Perhaps the bold declaration that the two leaders would “always be friends” isn’t so surprising, given Trump’s long-standing flattery of the Chinese leader. What’s more surprising is Trump’s suggestion—without giving a reason—that China would back down on trade.
Trade tensions between the US and China have worsened, as tit-for-tat retaliatory tariffs gathered speed last week. In his latest move—reportedly unleashed without any internal debates—Trump threatened China with tariffs on another $100 billion of Chinese imports. China’s commerce ministry has pledged to fight Trump’s policies “at any cost,” even if China is now running out of American imports to penalize thanks to its huge trade surplus with the US.
China doesn’t seem convinced by Trump’s tweet. The Global Times—a nationalistic state tabloid which doesn’t represent, but sometimes echoes, Beijing’s official thinking—warned in an editorial that Trump’s tweet doesn’t necessarily mean an attitude change on trade, but could be a way for him to soothe public dissatisfaction over the recent stock market plunge.
Xiakedao, a social media account run by government mouthpiece the People’s Daily, argued (link in Chinese) that Trump’s seemingly softened tone against China is a negotiating strategy straight out of his 1987 autobiography The Art of the Deal. In the best-selling book, Trump detailed how he “played” Theodore Dobias, his mentor during his days at the New York Military Academy, which Xiaokedao believed was a source of inspiration for Trump’s trade tweet, in particular this passage:
What I did, basically, was to convey that I respected his authority, but that he didn’t intimidate me. It was a delicate balance. Like so many strong guys, Dobias had a tendency to go for the jugular if he smelled weakness. On the other hand, if he sensed strength but you didn’t try to undermine him, he treated you like a man. From the time I figured that out—and it was more an instinct than a conscious thought—we got along great.
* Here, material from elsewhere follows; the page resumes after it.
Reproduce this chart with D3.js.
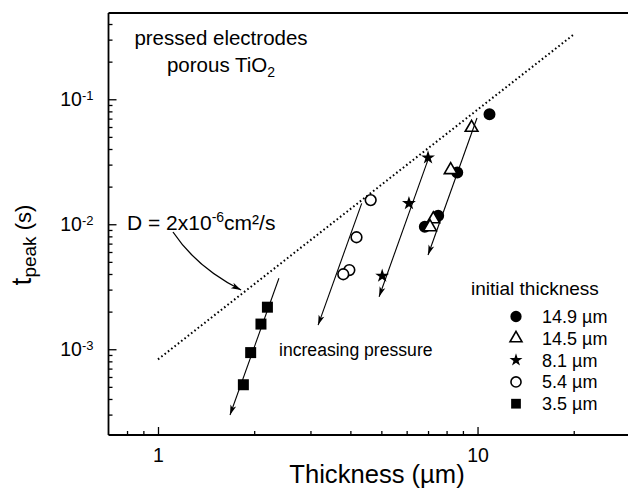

In recent days, Chinese state media also churned out more pieces warning the US against its trade policies—just as Xi is expected to deliver a speech on China’s economic openness at Asia’s answer to Davos, the Boao forum, tomorrow (April 10). Some of the headlines include:
- “US trade unilateralism toward China hurts other nations’ interests,” Xinhua News Agency, April 8
- “US ‘bullying’ trade policy severely tramples spirit of contracts,” Xinhua, April 8
- “China acting in defense of international trade,” China Daily, April 8
Prior to his most recent threat to impose further tariffs on China, Trump said on Twitter that the US and China are not, in fact, in a trade war because that was “lost many years ago by the foolish, or incompetent, people who represented the US.”
Trump’s cabinet, meanwhile, is also sending mixed messages on how to deal with China over trade. During an interview yesterday, his new economic adviser Larry Kudlow downplayed the tariff threat, adding the US is forming a “coalition of the willing” that includes Canada, much of Europe, and Australia to pressure Beijing over trade. Once again, no one seems to really know what Trump is thinking.